Questi sono i drammatici dati di sintesi del IV Rapporto sullo stato della professione dell'architetto promosso dal Consiglio Nazionale degli Architetti, Pianificatori, Paesaggisti e Conservatori in collaborazione con il Cresme.

L'indagine ha, inoltre, evidenziato un altro dato: l'impossibilità o comunque la forte difficoltà nell'avviare o incrementare la propria attività all'estero. Le dimensioni degli studi professionali non consentono, infatti, di affrontare le difficoltà derivanti dall'operare fuori dal Paese. Sono, infatti, circa 70 mila gli studi di architettura in Italia, che impiegano appena un dipendente non architetto e 1,5 collaboratori esterni con partita Iva. Secondo l'Agenzia delle entrate, il fatturato annuo medio degli studi, nel 2012, si aggirava intorno a 38 mila euro, contro i 55 mila degli studi di ingegneria.

La prima conseguenza di questi dati sta nella perdita di appeal del corso di laurea di architettura: il numero complessivo di immatricolati ad un corso di laurea di architettura, è crollato del 51% negli ultimi 5 anni (nel 2012, rispetto al 2007, quasi 7 mila immatricolati in meno), una flessione nettamente più marcata di quanto registrato per il complesso dei corsi di laurea (17%).
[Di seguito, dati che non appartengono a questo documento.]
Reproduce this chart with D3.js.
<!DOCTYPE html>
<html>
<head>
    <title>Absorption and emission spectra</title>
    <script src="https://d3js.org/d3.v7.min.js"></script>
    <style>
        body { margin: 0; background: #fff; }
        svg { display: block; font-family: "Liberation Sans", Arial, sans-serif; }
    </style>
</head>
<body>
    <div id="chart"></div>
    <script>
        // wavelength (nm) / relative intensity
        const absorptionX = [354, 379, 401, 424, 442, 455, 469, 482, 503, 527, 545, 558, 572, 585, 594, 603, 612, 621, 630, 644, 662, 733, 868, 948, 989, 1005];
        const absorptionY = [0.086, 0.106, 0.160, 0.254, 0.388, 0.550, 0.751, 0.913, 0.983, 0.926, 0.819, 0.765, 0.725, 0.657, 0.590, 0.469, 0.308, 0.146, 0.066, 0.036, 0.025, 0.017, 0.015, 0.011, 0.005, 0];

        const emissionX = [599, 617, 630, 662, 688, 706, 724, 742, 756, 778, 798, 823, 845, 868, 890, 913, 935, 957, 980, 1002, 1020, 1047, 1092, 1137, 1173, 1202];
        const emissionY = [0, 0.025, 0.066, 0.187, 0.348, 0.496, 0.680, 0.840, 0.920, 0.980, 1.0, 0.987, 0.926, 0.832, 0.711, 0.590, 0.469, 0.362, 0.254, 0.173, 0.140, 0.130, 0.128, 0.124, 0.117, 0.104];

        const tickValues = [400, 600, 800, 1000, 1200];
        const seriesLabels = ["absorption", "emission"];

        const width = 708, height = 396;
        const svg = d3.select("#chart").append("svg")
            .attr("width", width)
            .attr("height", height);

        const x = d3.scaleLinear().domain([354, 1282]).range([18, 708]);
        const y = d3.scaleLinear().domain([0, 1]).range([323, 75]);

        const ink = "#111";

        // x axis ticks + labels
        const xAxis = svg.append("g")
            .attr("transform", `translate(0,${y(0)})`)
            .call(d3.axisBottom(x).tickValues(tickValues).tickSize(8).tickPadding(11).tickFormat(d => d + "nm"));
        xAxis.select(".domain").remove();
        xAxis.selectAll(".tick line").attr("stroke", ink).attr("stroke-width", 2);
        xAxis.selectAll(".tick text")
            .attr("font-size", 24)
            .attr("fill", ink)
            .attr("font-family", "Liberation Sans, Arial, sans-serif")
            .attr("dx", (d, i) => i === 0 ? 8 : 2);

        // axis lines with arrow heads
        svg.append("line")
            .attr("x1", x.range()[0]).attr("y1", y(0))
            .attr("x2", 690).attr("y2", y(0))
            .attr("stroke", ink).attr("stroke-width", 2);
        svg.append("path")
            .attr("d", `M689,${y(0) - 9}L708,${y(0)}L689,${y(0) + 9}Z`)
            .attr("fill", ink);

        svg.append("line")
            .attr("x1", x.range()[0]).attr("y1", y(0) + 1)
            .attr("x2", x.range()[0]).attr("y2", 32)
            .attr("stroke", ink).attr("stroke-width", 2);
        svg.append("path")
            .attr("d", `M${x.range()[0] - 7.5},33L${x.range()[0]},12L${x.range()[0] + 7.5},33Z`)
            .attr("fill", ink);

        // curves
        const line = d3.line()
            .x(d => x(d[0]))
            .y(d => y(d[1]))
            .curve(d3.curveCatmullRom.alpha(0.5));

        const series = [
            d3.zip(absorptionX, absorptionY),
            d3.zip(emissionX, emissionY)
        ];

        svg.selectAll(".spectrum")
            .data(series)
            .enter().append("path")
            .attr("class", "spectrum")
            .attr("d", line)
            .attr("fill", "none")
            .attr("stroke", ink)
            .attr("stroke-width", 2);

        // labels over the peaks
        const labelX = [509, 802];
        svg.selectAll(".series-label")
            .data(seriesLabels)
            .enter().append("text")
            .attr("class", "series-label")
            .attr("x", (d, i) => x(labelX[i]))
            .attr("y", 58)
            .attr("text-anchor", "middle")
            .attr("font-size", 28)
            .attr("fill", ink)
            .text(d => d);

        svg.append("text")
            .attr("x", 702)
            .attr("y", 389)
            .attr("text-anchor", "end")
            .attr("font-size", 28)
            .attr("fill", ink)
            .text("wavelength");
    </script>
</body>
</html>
"Siamo alle soglie della povertà - ha sottolineato Leopoldo Freyrie, presidente del Consiglio Nazionale degli Architetti - e, senza una inversione di rotta, da parte della politica e del Governo, rischiamo di non sopravvivere alla crisi. La vera risposta sta nel lancio e nella realizzazione di un grande progetto d'investimento di idee e di denaro sulle città per intervenire sugli 8 milioni di edifici che si avviano a fine vita; per risparmiare 25 miliardi di euro all'anno di energia che viene, di fatto, sprecata; per mettere le case e le città in sicurezza da sismi ed inondazioni, alle quali anche in queste ore siamo costretti ad assistere; per realizzare spazi pubblici che ridiano il senso delle comunità, ricreando le condizioni affinché fioriscano idee, innovazione e impresa".
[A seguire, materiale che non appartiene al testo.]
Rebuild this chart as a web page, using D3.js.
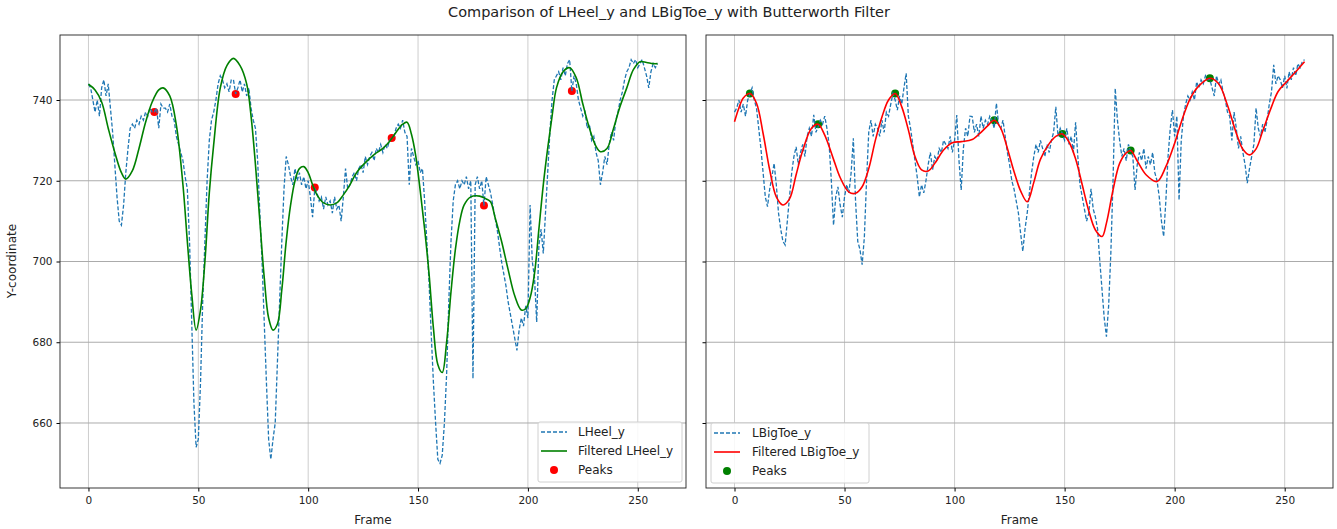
<!DOCTYPE html>
<html>
<head>
<meta charset="utf-8">
<script src="https://cdn.jsdelivr.net/npm/d3@7"></script>
<style>
  body { margin: 0; background: #fff; }
  svg { display: block; font-family: 'DejaVu Sans', sans-serif; }
</style>
</head>
<body>
<div id="chart"></div>
<script>
// raw LHeel_y, one value per frame (0..259)
const heelRaw = [
  744, 743, 740, 737, 740, 736, 743, 745, 741, 744, 738, 732,
  724, 716, 710, 709, 714, 722, 728, 733, 734,
  733, 735, 734, 736, 735, 737, 736, 738, 737,
  737, 738, 733, 739, 738,
  738, 737, 739, 736, 735, 731, 729, 727, 725,
  721, 718, 705, 685, 665, 654,
  656, 670, 690, 705, 720, 730, 735,
  737, 740, 744, 746, 745, 743, 744, 742, 745, 745, 741.5, 743, 745, 742, 744, 741, 743, 738, 735,
  733, 725, 712, 700, 685, 670, 656, 651, 656, 660, 675, 690, 705, 718, 726,
  724, 721, 719, 723, 720, 722, 719, 721, 718, 720, 716, 711, 718, 717, 715, 716, 713, 716, 714, 715, 712, 716, 713, 714, 710, 716, 723, 718,
  719, 721, 722, 720, 723, 724, 722, 726, 724, 726, 727, 725, 728, 727, 729, 727, 729, 728, 730, 730.5, 731, 733,
  734, 733, 735, 732, 731, 719, 728, 726, 724, 725, 722, 723,
  715, 705, 695, 682, 670, 660, 651, 650, 652, 660, 672, 690, 705, 715, 719,
  720, 718, 720, 719, 721, 718, 720,
  671,
  719, 721, 718, 720, 713.8, 721, 719,
  717, 714, 711, 708, 704, 700, 697, 694, 690, 687, 684, 681, 678, 683, 686, 684, 689, 686, 714, 700, 696, 685,
  704, 708, 702, 712, 722, 732, 740, 745, 746,
  747, 745, 748, 746, 749, 750, 742.2, 746, 744,
  740, 738, 736, 737, 733, 734, 730, 731, 727, 725,
  719, 722, 726, 724,
  729, 732, 730, 735, 737, 740, 742, 745, 747,
  748, 750, 749, 750, 748, 749, 750, 748, 746, 743, 747, 749, 748, 749
];

// filtered LHeel_y, read at these frames
const heelFiltFrames = [0, 3, 6, 9, 12, 15, 17, 20, 23, 26, 29, 32, 34, 37, 40, 43, 45, 47, 49, 51, 53, 55, 57, 60, 63, 66, 69, 72, 74, 76, 78, 80, 82, 84, 86, 88, 90, 92, 94, 96, 98, 100, 102, 104, 107, 110, 113, 116, 119, 122, 126, 130, 134, 137, 140, 143, 145, 147, 149, 151, 153, 155, 157, 159, 161, 163, 165, 167, 169, 171, 174, 178, 181, 183, 185, 188, 191, 194, 197, 199, 201, 203, 205, 207, 209, 211, 213, 216, 219, 222, 225, 228, 231, 233, 236, 239, 242, 245, 248, 251, 254, 257, 259];
const heelFilt = [743.9, 742.5, 739.5, 733, 727, 722, 720.4, 722.5, 728, 734.5, 739.5, 742.5, 743, 741, 733.8, 719, 705, 692, 683, 688, 700, 717, 729, 743, 748.5, 750.3, 748.5, 744, 736, 724, 710, 696, 686, 683, 684.5, 693, 705, 714, 720, 723, 723.5, 722, 719, 716.5, 714.5, 714, 714.5, 716.5, 719, 722, 724.5, 726.5, 728, 729.7, 732, 734, 734.5, 731.5, 726, 717.5, 708, 697, 683.5, 674.5, 672.5, 680, 692.5, 703, 710, 714, 716, 716.2, 715.5, 714.8, 711, 705, 698, 691.5, 688, 688.3, 691, 697, 708, 719, 728, 736, 743, 747, 748, 745.5, 739, 733, 728.5, 727.2, 728, 733, 738.5, 743, 747.5, 749.5, 749.3, 749, 749];

const heelPeakFrames = [30, 67, 103, 138, 180, 220];
const heelPeakValues = [737, 741.5, 718.3, 730.6, 713.9, 742.2];

// raw LBigToe_y, one value per frame (0..259)
const toeRaw = [
  737, 738, 740, 737, 739, 736, 740, 741.5, 743, 740, 738, 733,
  728, 722, 716, 713.6, 718, 721, 724.3, 719, 712, 708, 705, 704.1,
  710, 716, 722, 726, 728.4, 724, 727,
  729, 726, 731, 733, 731, 736.3, 732, 733.4,
  735, 734, 736, 733, 729, 720, 709, 716,
  718.5, 714, 711, 716, 719, 717,
  722, 730.5, 715, 705, 703, 699.2, 706, 720,
  732, 735, 731, 734, 733, 731, 735, 732, 737, 736,
  739, 741.6, 740, 737.5, 741, 739, 743, 746.6, 736,
  733, 729, 725, 721, 716, 719, 717, 720,
  724, 727, 722.7, 726, 725, 728, 727, 730, 729, 728, 731, 727,
  730, 736.3, 725, 717.7, 728,
  733, 731, 736, 735.9, 732, 734, 731, 736, 733, 735,
  734, 736, 735, 733, 739.2, 734, 733, 735, 731, 727, 724,
  720, 718, 715, 712, 707, 702.5, 708, 712,
  717, 722, 726, 729, 727, 730, 728, 726, 729, 727, 730, 732,
  738.3, 731, 733, 731.6, 730, 733, 729, 731, 727, 734.5, 726, 719,
  716, 713, 710, 712, 718, 713, 711, 708,
  700, 693, 686, 681.4, 689, 702,
  720, 742.9, 735,
  730, 726, 728, 725, 729, 727.2, 726, 717.7, 724,
  727, 725, 728, 723, 726, 724, 727, 722, 720,
  716, 710, 706.2, 715, 726,
  733, 737.5, 731, 736, 715.2, 730, 736, 739,
  741, 740, 742, 740, 744.5, 743, 745, 744,
  746, 745, 745.1, 743, 741, 746, 744, 745, 742, 740, 737,
  736, 730, 737, 733, 728, 731, 727, 724,
  719.4, 723, 726, 729,
  738, 733, 731, 734, 732, 735, 739, 742,
  748.7, 744, 746, 745, 743, 746, 742.9, 747, 745, 748, 746, 749, 748, 749.5, 750
];

// filtered LBigToe_y, read at these frames
const toeFiltFrames = [0, 2, 4, 7, 10, 13, 16, 19, 22, 25, 28, 31, 35, 38, 41, 45, 48, 52, 55, 58, 61, 64, 67, 70, 73, 76, 79, 82, 85, 88, 91, 95, 99, 103, 108, 112, 115, 118, 121, 124, 127, 130, 133, 136, 139, 143, 146, 149, 152, 155, 158, 161, 164, 167, 169, 172, 175, 178, 180, 183, 187, 192, 196, 200, 203, 207, 211, 216, 220, 224, 228, 231, 234, 237, 240, 244, 247, 251, 255, 259];
const toeFilt = [734.6, 738, 740.5, 741.6, 739.2, 731.7, 722.7, 716, 714, 715.5, 721.5, 727.5, 733, 734, 731.3, 725.3, 720.8, 717.2, 716.9, 718.5, 723, 730, 735.8, 740, 741.6, 738.3, 732.6, 726, 722.7, 722.4, 724.3, 727.6, 729.4, 729.7, 730.2, 732, 733.6, 735, 733, 728, 722.3, 717.5, 714.8, 719.6, 725.3, 729.2, 731, 731.6, 729.6, 725.4, 719, 712.5, 707.8, 706.2, 709.5, 717.7, 724.3, 726.9, 727.5, 724.9, 721.5, 719.8, 723.5, 729.3, 734.5, 740.3, 743.5, 745.4, 744, 738.7, 731.8, 727.8, 726.4, 727.9, 732.3, 738.3, 742.1, 744.6, 747, 749.5];

const toePeakFrames = [7, 38, 73, 118, 149, 180, 216];
const toePeakValues = [741.6, 734, 741.6, 735, 731.6, 727.5, 745.4];

const yTicks = [660, 680, 700, 720, 740];
const xTicks = [0, 50, 100, 150, 200, 250];

const width = 1337;
const height = 529;
const plotTop = 35;
const plotBottom = 488;

const svg = d3.select('#chart')
  .append('svg')
  .attr('width', width)
  .attr('height', height);

svg.append('rect')
  .attr('width', width)
  .attr('height', height)
  .attr('fill', '#fff');

svg.append('text')
  .attr('x', 669)
  .attr('y', 17)
  .attr('text-anchor', 'middle')
  .attr('font-size', 14.5)
  .attr('fill', '#222')
  .text('Comparison of LHeel_y and LBigToe_y with Butterworth Filter');

const y = d3.scaleLinear()
  .domain([643.9, 756.1])
  .range([plotBottom, plotTop]);

function drawPanel(opt) {
  const x = d3.scaleLinear()
    .domain([-12.95, 271.95])
    .range([opt.left, opt.right]);

  const g = svg.append('g');

  // grid
  g.append('g')
    .selectAll('line')
    .data(xTicks)
    .join('line')
    .attr('x1', d => x(d)).attr('x2', d => x(d))
    .attr('y1', plotTop).attr('y2', plotBottom)
    .attr('stroke', '#cdcdcd')
    .attr('stroke-width', 1);

  g.append('g')
    .selectAll('line')
    .data(yTicks)
    .join('line')
    .attr('x1', opt.left).attr('x2', opt.right)
    .attr('y1', d => y(d)).attr('y2', d => y(d))
    .attr('stroke', '#ababab')
    .attr('stroke-width', 1);

  // axes
  const xAxis = d3.axisBottom(x).tickValues(xTicks).tickSize(3.5).tickPadding(5);
  const gx = g.append('g')
    .attr('transform', `translate(0,${plotBottom})`)
    .call(xAxis);
  gx.select('.domain').remove();
  gx.selectAll('text').attr('font-size', 10.5).attr('fill', '#222').attr('font-family', 'DejaVu Sans');

  const yAxis = d3.axisLeft(y).tickValues(yTicks).tickSize(3.5).tickPadding(4);
  if (!opt.yLabels) yAxis.tickFormat('');
  const gy = g.append('g')
    .attr('transform', `translate(${opt.left},0)`)
    .call(yAxis);
  gy.select('.domain').remove();
  gy.selectAll('text').attr('font-size', 10.5).attr('fill', '#222').attr('font-family', 'DejaVu Sans');

  // peaks go under the lines, like matplotlib's scatter zorder
  g.append('g')
    .selectAll('circle')
    .data(opt.peakFrames)
    .join('circle')
    .attr('cx', d => x(d))
    .attr('cy', (d, i) => y(opt.peakValues[i]))
    .attr('r', 4)
    .attr('fill', opt.peakColor);

  const rawLine = d3.line()
    .x((d, i) => x(i))
    .y(d => y(d));

  g.append('path')
    .datum(opt.raw)
    .attr('d', rawLine)
    .attr('fill', 'none')
    .attr('stroke', '#1f77b4')
    .attr('stroke-width', 1.3)
    .attr('stroke-dasharray', '4,2');

  const filtLine = d3.line()
    .x(d => x(d))
    .y((d, i) => y(opt.filt[i]))
    .curve(d3.curveCatmullRom);

  g.append('path')
    .datum(opt.filtFrames)
    .attr('d', filtLine)
    .attr('fill', 'none')
    .attr('stroke', opt.filtColor)
    .attr('stroke-width', 1.6);

  // frame
  g.append('rect')
    .attr('x', opt.left)
    .attr('y', plotTop)
    .attr('width', opt.right - opt.left)
    .attr('height', plotBottom - plotTop)
    .attr('fill', 'none')
    .attr('stroke', '#222')
    .attr('stroke-width', 0.9);

  g.append('text')
    .attr('x', (opt.left + opt.right) / 2)
    .attr('y', 524)
    .attr('text-anchor', 'middle')
    .attr('font-size', 12)
    .attr('fill', '#222')
    .text('Frame');

  // legend
  const lg = g.append('g')
    .attr('transform', `translate(${opt.legendX},${opt.legendY})`);
  lg.append('rect')
    .attr('width', opt.legendW)
    .attr('height', 60)
    .attr('rx', 2)
    .attr('fill', 'rgba(255,255,255,0.85)')
    .attr('stroke', '#d0d0d0');

  const names = [opt.rawName, 'Filtered ' + opt.rawName, 'Peaks'];
  names.forEach((name, i) => {
    const cy = 10 + i * 19;
    if (i === 0) {
      lg.append('line')
        .attr('x1', 3).attr('x2', 29).attr('y1', cy).attr('y2', cy)
        .attr('stroke', '#1f77b4').attr('stroke-width', 1.3)
        .attr('stroke-dasharray', '4,2');
    } else if (i === 1) {
      lg.append('line')
        .attr('x1', 3).attr('x2', 29).attr('y1', cy).attr('y2', cy)
        .attr('stroke', opt.filtColor).attr('stroke-width', 1.6);
    } else {
      lg.append('circle')
        .attr('cx', 16).attr('cy', cy).attr('r', 4)
        .attr('fill', opt.peakColor);
    }
    lg.append('text')
      .attr('x', opt.textX)
      .attr('y', cy + 4.2)
      .attr('font-size', 12)
      .attr('fill', '#222')
      .text(name);
  });
}

drawPanel({
  left: 60, right: 686,
  raw: heelRaw, filtFrames: heelFiltFrames, filt: heelFilt,
  peakFrames: heelPeakFrames, peakValues: heelPeakValues,
  filtColor: 'green', peakColor: 'red', rawName: 'LHeel_y',
  yLabels: true,
  legendX: 538, legendY: 422, legendW: 144, textX: 40
});

drawPanel({
  left: 706, right: 1333,
  raw: toeRaw, filtFrames: toeFiltFrames, filt: toeFilt,
  peakFrames: toePeakFrames, peakValues: toePeakValues,
  filtColor: 'red', peakColor: 'green', rawName: 'LBigToe_y',
  yLabels: false,
  legendX: 711, legendY: 423, legendW: 158, textX: 41
});

svg.append('text')
  .attr('transform', 'translate(16,261) rotate(-90)')
  .attr('text-anchor', 'middle')
  .attr('font-size', 12)
  .attr('fill', '#222')
  .text('Y-coordinate');
</script>
</body>
</html>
"Serve anche superare - e serve farlo subito - le anacronistiche regole discriminatorie che impediscono alla stragrande maggioranza degli studi professionali di piccole e medie dimensioni e pressoché alla totalità dei giovani architetti italiani di partecipare alle gare per l'affidamento di servizi di architettura e di ingegneria. Ci battiamo da anni contro il vecchio sistema che, fissando requisiti quantitativi, come il fatturato ed il numero di dipendenti del professionista, ha di fatto progressivamente riservato questo mercato ad un numero molto ridotto di strutture professionali. Ciò in contraddizione con le più recenti direttive europee in materia di appalti".
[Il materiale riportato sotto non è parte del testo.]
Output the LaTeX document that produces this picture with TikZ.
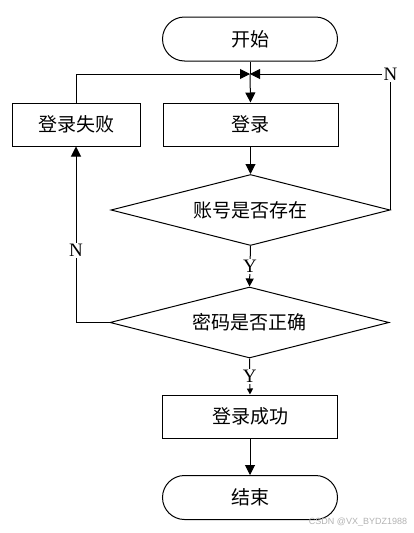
\documentclass[tikz,border=0pt]{standalone}
\usepackage{fontspec}
\setmainfont{Liberation Serif}
\newfontfamily\cjk{Noto Sans CJK SC}
\newfontfamily\wmfont{Liberation Sans}
\usetikzlibrary{shapes.geometric,arrows.meta}
\begin{document}
\begin{tikzpicture}[x=1pt,y=-1pt,line width=1pt,
  cjkfont/.style={font=\cjk\fontsize{19}{19}\selectfont},
  term/.style={draw,rounded corners=22pt,minimum width=175pt,minimum height=44pt,inner sep=0pt,cjkfont},
  box/.style={draw,minimum width=175pt,minimum height=43pt,inner sep=0pt,cjkfont},
  dec/.style={draw,diamond,aspect=3.93,minimum width=279pt,minimum height=71pt,inner sep=0pt,cjkfont},
  lab/.style={fill=white,inner sep=1.5pt,font=\fontsize{19}{19}\selectfont},
  arr/.style={-{Triangle[length=10pt,width=10pt]}},
  arrs/.style={-{Triangle[length=8pt,width=8pt]}},
  arrt/.style={-{Triangle[length=6pt,width=6pt]}}]
\useasboundingbox (0,0) rectangle (413,533);
\node[term] (start) at (250,39) {开始};
\coordinate (j) at (250,74);
\node[box] (login) at (250.5,124.5) {登录};
\node[box,minimum width=128pt] (fail) at (76,124.5) {登录失败};
\node[dec] (d1) at (250.5,210) {账号是否存在};
\node[dec] (d2) at (249.5,322.5) {密码是否正确};
\node[box] (succ) at (250,416.5) {登录成功};
\node[term] (stop) at (250,497.5) {结束};
\node[font=\wmfont\fontsize{9}{9}\selectfont,text=black!30,inner sep=0pt] (wm) at (358,522) {CSDN @VX\_BYDZ1988};
\draw (start.south) -- (j);
\draw[arr] (j) -- (login.north);
\draw[arr] (fail.north) |- (j);
\draw[arr] (d1.east) |- node[lab,pos=0.5]{N} (j);
\draw[arr] (login.south) -- (d1.north);
\draw[arrs] (d1.south) -- node[lab]{Y} (d2.north);
\draw[arr] (d2.west) -| node[lab,pos=0.705]{N} (fail.south);
\draw[arrt] (d2.south) -- node[lab]{Y} (succ.north);
\draw[arr] (succ.south) -- (stop.north);
\end{tikzpicture}
\end{document}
"In questo momento di crisi - conclude il presidente degli architetti italiani - siamo pronti ad organizzarci in reti professionali e interprofessionali sul territorio nazionale e nel mondo e a cambiare anche profondamente i nostri Studi professionali per integrare conoscenze e competenze. Chiediamo però, primo un segnale da parte dllo Stato: quello di estendere ai professionisti che si aggregano le agevolazioni fiscali che la legge di Stabilità 2015 prevede per le attività di impresa e di lavoro autonomo nella fase di start up".